Newport Beach considers recycling program for Balboa Pier anglers’ fishing lines
Newport Beach may partner with local sportfishing charters to recycle fishing lines that could endanger marine life such as gulls and sea lions.
Davey’s Locker and Newport Landing, sister companies that also offer whale-watching tours and dock in the Fun Zone area of Newport Harbor, want to place five receptacles around nearby Balboa Pier to capture anglers’ used monofilament. The companies would then send the lines to the Iowa headquarters of tackle manufacturer Berkley Fishing Inc. for a future as artificial reef-like structures in the Hawkeye State’s lakes.
Newport’s Parks, Beaches and Recreation Commission will consider the request when it meets Tuesday.
“Recreational fishing is one of the most eco-friendly things you can do,” at least for catching one’s own food, said Jessica Roame, manager of marine education programs for Davey’s Locker and Newport Landing. “But the kind of waste that comes out of it is one of the most unfortunate things.”
That waste is the typically clear, thread-thin but tough plastic monofilament that can entangle or be ingested by opportunistic feeders such as gulls and sea lions that surround boats and piers looking for bait and guts, Roame said.
Even when properly discarded, the nonbiodegradable plastic lines sit in landfills. And errant lines in the water can snarl boat propellers, according to the California Division of Boating and Waterways.
Michael Molnar of Orange leaned over the Balboa Pier railing Thursday and monitored a line baited with live smelt that he suspected was attracting a halibut because of the persistent nibbling. If Molnar managed to get a full bite, he would release his catch, he said.
Molnar said he has called the state Department of Fish and Wildlife before to assist an egret with a fishing line around its leg.
He said he would use the proposed recycling containers rather than pocket and throw out his used lines like he does now.
Santiago Serezo of Fullerton was stationed at the pierhead teaching his younger brother Nathan, 15, how to fish on a sabiki rig, a multiple-hook setup used to catch small fish like mackerel about a half-dozen at a time.
Serezo said he packs his used line in his tackle box. Every few trips he reorganizes his gear and properly tosses the refuse, he said.
“I have seen a problem here with a lot of leftover line, leftover material,” he said. Recently, he tried to help a gull with a line around its leg, using bait to draw it close, but the bird flew off, he said.
Davey’s Locker and Newport Landing have collected their used lines for the Berkley Conservation Institute for about five years. Their offer to expand the collection to the Balboa Pier, one of several popular local places to sink a line near shore, would come at no charge to the city.
A deep-sea sportfishing spool like those the charters use has 360 yards of line. If only some of it is used, the rest must be chucked so the next customer has a full reel. Davey’s Locker and Newport Landing have saved more than 500 pounds of unusable lines for recycling over the years, Roame said.

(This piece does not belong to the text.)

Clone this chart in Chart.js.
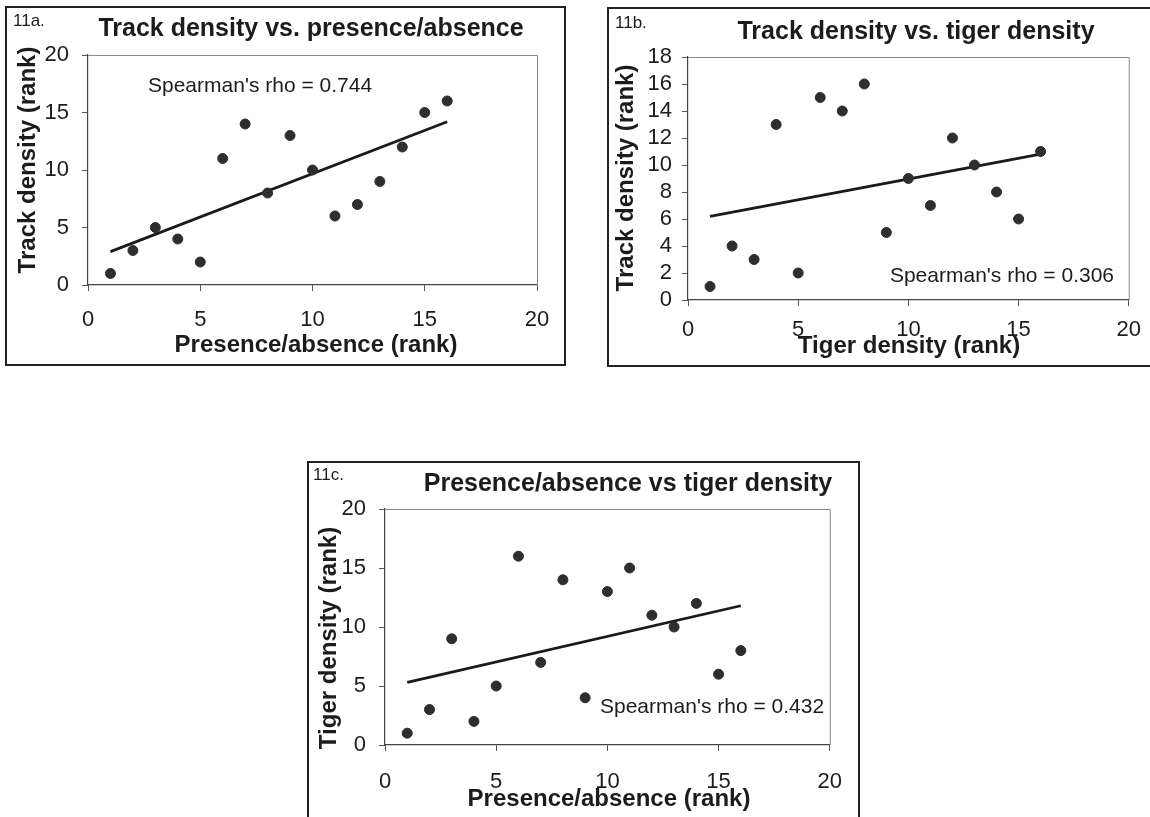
<!DOCTYPE html>
<html><head><meta charset="utf-8">
<script src="https://cdn.jsdelivr.net/npm/chart.js@4.4.0/dist/chart.umd.min.js"></script>
<style>
html,body{margin:0;padding:0;background:#fff;width:1150px;height:817px;overflow:hidden;}
canvas{position:absolute;}
</style></head><body>
<canvas id="ca" width="561" height="360" style="left:5px;top:6px"></canvas>
<canvas id="cb" width="545" height="360" style="left:607px;top:7px"></canvas>
<canvas id="cc" width="553" height="360" style="left:307px;top:461px"></canvas>
<script>
// ---- data (ranks) ----
const ranks = [1,2,3,4,5,6,7,8,9,10,11,12,13,14,15,16];
const trackVsPresence = [1,3,5,4,2,11,14,8,13,10,6,7,9,12,15,16];
const trackVsTiger   = [1,4,3,13,2,15,14,16,5,9,7,12,10,8,6,11];
const tigerVsPresence = [1,3,9,2,5,16,7,14,4,13,15,11,10,12,6,8];
const trendAx = [1,16], trendAy = [2.9,14.2];
const trendBx = [1,16], trendBy = [6.2,10.8];
const trendCx = [1,16], trendCy = [5.3,11.8];
const xTicks = [0,5,10,15,20];
const yTicksA = [0,5,10,15,20];
const yTicksB = [0,2,4,6,8,10,12,14,16,18];
const yTicksC = [0,5,10,15,20];
const titles = ['Track density vs. presence/absence','Track density vs. tiger density','Presence/absence vs tiger density'];
const panelLabels = ['11a.','11b.','11c.'];
const rhoTexts = ["Spearman's rho = 0.744","Spearman's rho = 0.306","Spearman's rho = 0.432"];
const xTitles = ['Presence/absence (rank)','Tiger density (rank)','Presence/absence (rank)'];
const yTitles = ['Track density (rank)','Track density (rank)','Tiger density (rank)'];

const FONT = "'Liberation Sans', Arial, sans-serif";
const INK = '#1c1c1c';

const textPlugin = {
  id: 'panelText',
  beforeDraw(chart) {
    const ctx = chart.ctx;
    ctx.save();
    ctx.fillStyle = '#fff';
    ctx.fillRect(0,0,chart.width,chart.height);
    ctx.strokeStyle = '#222';
    ctx.lineWidth = 2;
    ctx.strokeRect(1,1,chart.width-2,chart.height-2);
    ctx.restore();
  },
  beforeDatasetsDraw(chart) {
    const ctx = chart.ctx, a = chart.chartArea;
    ctx.save();
    ctx.strokeStyle = '#8a8a8a';
    ctx.lineWidth = 1;
    ctx.beginPath();
    ctx.moveTo(a.left, a.top + 0.5);
    ctx.lineTo(a.right + 0.5, a.top + 0.5);
    ctx.lineTo(a.right + 0.5, a.bottom);
    ctx.stroke();
    ctx.restore();
  },
  afterDraw(chart, args, o) {
    const ctx = chart.ctx;
    (o.items || []).forEach(it => {
      ctx.save();
      ctx.fillStyle = INK;
      ctx.font = it.font;
      ctx.textAlign = it.align || 'center';
      ctx.textBaseline = 'middle';
      ctx.translate(it.x, it.y);
      if (it.rot) ctx.rotate(it.rot);
      ctx.fillText(it.text, 0, 0);
      ctx.restore();
    });
  }
};

function makePanel(id, xs, ys, tx, ty, yTicks, L) {
  const pts = xs.map((x,i)=>({x:x, y:ys[i]}));
  const trend = tx.map((x,i)=>({x:x, y:ty[i]}));
  const canvas = document.getElementById(id);
  const W = canvas.width, H = canvas.height;
  const axisCommon = (ticks, pad) => ({
    type: 'linear',
    min: ticks[0], max: ticks[ticks.length-1],
    afterBuildTicks: s => { s.ticks = ticks.map(v => ({value: v})); },
    ticks: { font: {family: FONT, size: 22}, color: INK, padding: pad, autoSkip: false, maxRotation: 0 },
    grid: { display: true, drawOnChartArea: false, drawTicks: true, tickLength: 6, color: '#555', lineWidth: 1 },
    border: { display: true, color: '#444', width: 1.2 }
  });
  const xs_ = axisCommon(xTicks, L.xPad);
  xs_.afterFit = s => { s.height = H - L.bottom; };
  const ys_ = axisCommon(yTicks, L.yPad);
  ys_.afterFit = s => { s.width = L.left; };
  return new Chart(canvas, {
    type: 'scatter',
    data: { datasets: [
      { data: pts, backgroundColor: '#2e2e2e', borderColor: '#2e2e2e', pointRadius: 5, pointHoverRadius: 5, showLine: false, order: 1 },
      { data: trend, showLine: true, borderColor: '#1a1a1a', borderWidth: 2.8, pointRadius: 0, fill: false, order: 2 }
    ]},
    options: {
      responsive: false, animation: false, devicePixelRatio: 1,
      layout: { padding: { top: L.top, right: W - L.right, left: 0, bottom: 0 } },
      plugins: { legend: {display:false}, tooltip: {enabled:false}, title: {display:false},
        panelText: { items: L.items } },
      scales: { x: xs_, y: ys_ }
    },
    plugins: [textPlugin]
  });
}

const fB = s => 'bold ' + s + 'px ' + FONT;
const fR = s => s + 'px ' + FONT;
const ROT = -Math.PI/2;

makePanel('ca', ranks, trackVsPresence, trendAx, trendAy, yTicksA, {
  left: 83, right: 532, top: 49, bottom: 279, xPad: 16, yPad: 13,
  items: [
    {text: panelLabels[0], x: 8, y: 15, font: fR(17), align: 'left'},
    {text: titles[0], x: 306, y: 23, font: fB(25)},
    {text: rhoTexts[0], x: 143, y: 80, font: fR(21), align: 'left'},
    {text: yTitles[0], x: 23, y: 154, font: fB(24), rot: ROT},
    {text: xTitles[0], x: 311, y: 339, font: fB(24)}
  ]
});
makePanel('cb', ranks, trackVsTiger, trendBx, trendBy, yTicksB, {
  left: 81, right: 522, top: 50, bottom: 293, xPad: 11, yPad: 10,
  items: [
    {text: panelLabels[1], x: 8, y: 16, font: fR(17), align: 'left'},
    {text: titles[1], x: 309, y: 25, font: fB(25)},
    {text: rhoTexts[1], x: 507, y: 269, font: fR(21), align: 'right'},
    {text: yTitles[1], x: 19, y: 171, font: fB(24), rot: ROT},
    {text: xTitles[1], x: 302, y: 339, font: fB(24)}
  ]
});
makePanel('cc', ranks, tigerVsPresence, trendCx, trendCy, yTicksC, {
  left: 78, right: 524, top: 48, bottom: 284, xPad: 18, yPad: 13,
  items: [
    {text: panelLabels[2], x: 6, y: 14, font: fR(17), align: 'left'},
    {text: titles[2], x: 321, y: 23, font: fB(25)},
    {text: rhoTexts[2], x: 293, y: 246, font: fR(21), align: 'left'},
    {text: yTitles[2], x: 22, y: 177, font: fB(24), rot: ROT},
    {text: xTitles[2], x: 302, y: 338, font: fB(24)}
  ]
});
</script>
</body></html>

The new recycling containers would be made of PVC pipe shaped to resemble periscopes and would be stationed at the pop-outs midway up the pier and near the Ruby’s Diner at the pier’s end. Volunteers with the sportfishing companies would empty and maintain the containers, pick out hooks and old bait and ship off the lines.
Berkley melts down the lines and refashions the plastic into cube-shaped cages that become underwater fish habitats that encourage breeding. The material also becomes other durables like park benches. The company says it has recycled more than 9 million miles worth of lines since 1990.
The state and the BoatUS Foundation maintain line collection sites at marinas and fishing spots around Orange County, also to benefit Berkley. The Balboa Bay Club and Balboa Yacht Basin have stations, as does the Huntington Beach Pier.
Tuesday’s meeting of the Newport Beach Parks, Beaches and Recreation Commission will begin at 6 p.m. at City Hall, 100 Civic Center Drive.